I wrote my book Soccer Dad to give other parents a helpful tour of the winding and rocky youth sports road our family took from kiddie soccer all the way through our daughter’s Division I soccer career. The story of our trip, I hoped, would serve as a guide to your trip.
Well: Yes, but.
Yes:
Just a few weeks after the book’s launch, I’m getting emotional Instagram messages from strangers on their kids’ soccer sidelines, telling me, “I got it this afternoon and have devoured it. Shed tears—laughter and frustration.”
And, “I read it in a week while sitting in my car at my kids’ practices, sandwiched between back-to-back weekends traveling from Rhode Island to New York and New Jersey for league games. I’ve recommended your book to all the soccer moms and dads.”
Just as meaningfully, a normally reserved former college teammate of my daughter’s texted, “Finally got to crack open the book today and couldn’t put it down. Told [my daughter] it felt like the best invasion of privacy I could’ve imagined. So cool to see how her and my experiences were so similar but took place hundreds of miles away. I’m really glad you wrote it. It’s going to help so many people.”
Those are exactly the kinds of reactions I’d hoped for, from people who were learning from the book, or relating to it, or both.
But:
I’m getting reactions I didn’t expect, from readers of Soccer Dad who are unfamiliar with the youth sports world that all of us have inhabited and for all our objections and concerns, have gotten used to and come to see as normal, more or less.
People on the outside get mad and upset, reading Soccer Dad.
One reader described her shock at learning about the “profit- and glory-focused, sometimes bizarre, world of competitive youth sports.” She continued, “I had little idea about that world, and am glad to have had no part in it.”
She described our story as “a roller coaster of dreams pursued; joy attained, lost, regained; lifelong friendships born; self-esteem built, self-esteem crushed (by brutal coaches); and tons of money spent. I literally had to take a breather after reading it.”
Wow, right? To me, the value of our family’s story isn’t that it’s truly remarkable, or that our daughter’s coaches were particularly brutal or that we spent any more money or had more ups and downs than anyone else we traveled with. It’s that, in most ways, ours was typical of a serious trip through youth sports.

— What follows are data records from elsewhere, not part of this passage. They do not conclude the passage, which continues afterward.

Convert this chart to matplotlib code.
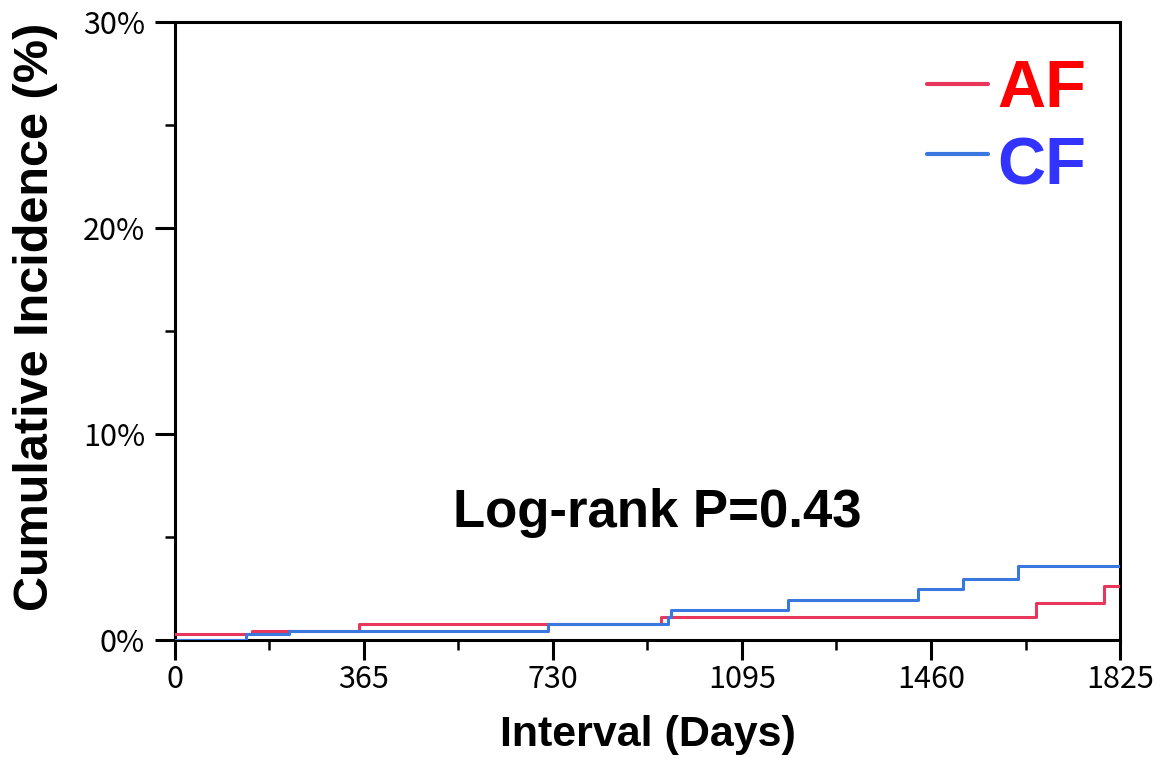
import matplotlib
matplotlib.use("Agg")
import matplotlib.pyplot as plt
from matplotlib.ticker import MultipleLocator, FuncFormatter

# Data (days, cumulative incidence %)
af_days = [0, 149, 355, 938, 1662, 1795, 1825]
af_inc = [0.29, 0.44, 0.78, 1.12, 1.80, 2.62, 2.62]
cf_days = [0, 137, 220, 721, 952, 958, 1184, 1435, 1522, 1628, 1825]
cf_inc = [0.0, 0.29, 0.44, 0.78, 1.10, 1.46, 1.94, 2.48, 2.96, 3.60, 3.60]
x_ticks = [0, 365, 730, 1095, 1460, 1825]
y_ticks = [0, 10, 20, 30]

af_color = "#e8375a"
cf_color = "#3a78e0"

fig = plt.figure(figsize=(11.55, 7.59), dpi=100)
ax = fig.add_axes([0.1515, 0.1568, 0.8182, 0.8142])

ax.step(af_days, af_inc, where="post", color=af_color, lw=2.2, zorder=3)
ax.step(cf_days, cf_inc, where="post", color=cf_color, lw=2.2, zorder=3)

ax.set_xlim(0, 1825)
ax.set_ylim(0, 30)
ax.set_xticks(x_ticks)
ax.set_yticks(y_ticks)
ax.xaxis.set_minor_locator(MultipleLocator(182.5))
ax.yaxis.set_minor_locator(MultipleLocator(5))
ax.yaxis.set_major_formatter(FuncFormatter(lambda v, p: f"{int(v)}%"))

for s in ax.spines.values():
    s.set_linewidth(2.2)
ax.tick_params(which="major", direction="out", length=14.5, width=2.2,
               labelsize=22)
ax.tick_params(axis="x", which="major", pad=3)
ax.tick_params(axis="y", which="major", pad=7)
ax.tick_params(which="minor", direction="out", length=7, width=1.8)
for lab in ax.get_xticklabels() + ax.get_yticklabels():
    lab.set_family(["Noto Sans CJK JP", "DejaVu Sans"])

ax.set_xlabel("Interval (Days)", fontsize=31, fontweight="bold",
              family="Liberation Sans", labelpad=14)
ax.set_ylabel("Cumulative Incidence (%)", fontsize=35, fontweight="bold",
              family="Liberation Sans")
ax.yaxis.set_label_coords(-0.1235, 0.5225)

ax.text(931, 5.49, "Log-rank P=0.43", fontsize=38, fontweight="bold",
        family="Liberation Sans", ha="center", va="baseline")

# Legend
ax.plot([1453, 1570], [27.0, 27.0], color=af_color, lw=3, solid_capstyle="round")
ax.plot([1453, 1570], [23.6, 23.6], color=cf_color, lw=3, solid_capstyle="round")
ax.text(1588, 25.87, "AF", fontsize=48, fontweight="bold", color="#ff0000",
        family="Liberation Sans", ha="left", va="baseline")
ax.text(1588, 22.09, "CF", fontsize=48, fontweight="bold", color="#3333ff",
        family="Liberation Sans", ha="left", va="baseline")

fig.savefig("out.png", dpi=100)
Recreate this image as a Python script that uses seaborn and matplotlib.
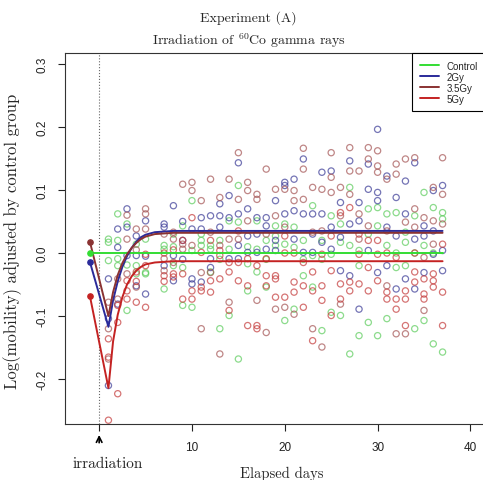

“I hated so much of what she went through,” wrote another reader from outside the youth sports experience, about my daughter. “It was poignant yet traumatizing.”
People on the outside see youth soccer as dangerous and unhealthy for kids—the way I once saw youth ballet.
My younger sister was in ballet when we were young—wound up dancing professionally. That world was so all-consuming, so expensive, so physically and emotionally brutal and so dominated by crazy adults that I steered my young daughter away from it—and anything I considered related to it, like gymnastics—with passion and force.
Instead, I blithely introduced her into what my wife and I thought were far less obsessive and more sensible activities, like tee ball and kiddie soccer. And soon, as a non-sports-oriented reader interpreted it in a review on Amazon, we were “drawn reluctantly and incrementally into the cutthroat world of youth sports—a closed, ask-no-questions society in which the seemingly well-intentioned attention and concern of coaches and experts in your child’s well-being inevitably take a backseat to their own marginal financial interests and the ego gratification that comes with winning at all costs.”
Damn, that sounds bad! And yet, I do see what that reader is saying. I can see this world from his point of view, and I can’t tell him he’s wrong.
Another reader actually compared soccer to her own youth ballet career: “I am neither a parent, nor a big sports person, but this book took me into a world of parenting and sports that reminded me much of my days as a serious ballet dancer—the hours of practice, the pressure of leveling up, the parents who devoted all their free time to driving, and coaching, and paying for the best training available.”
However sick they think the youth sports society is, these outsiders think more communication is the cure.
“No two soccer dads, or moms, or players, or coaches can read this book and not be forced into a more honest conversation about what’s going on,” one reader wrote, in another Amazon review. He called for all involved to “do a better job limiting the risks and reaping the rewards of the opportunities offered when kids play ball.”
I’ve already seen evidence that reader is right about the book forcing conversation. My daughter’s college coach had a strong reaction to his portrayal in my book—one that inspired him to propose that he and I and my daughter go on a podcast together and talk it all through in hopes such a dialogue could help coaches and parents and the players they wish to better support. And so we will.
All of which brings me back to my original purpose in writing Soccer Dad: I wanted to give parents—and coaches and kids—a single common story to refer to, not just for themselves, but for one another. A shared frame of reference for navigating this exciting but troubled terrain less as bewildered and lonely individuals, but as more of a team, with a common goal: our children’s happiness, after all.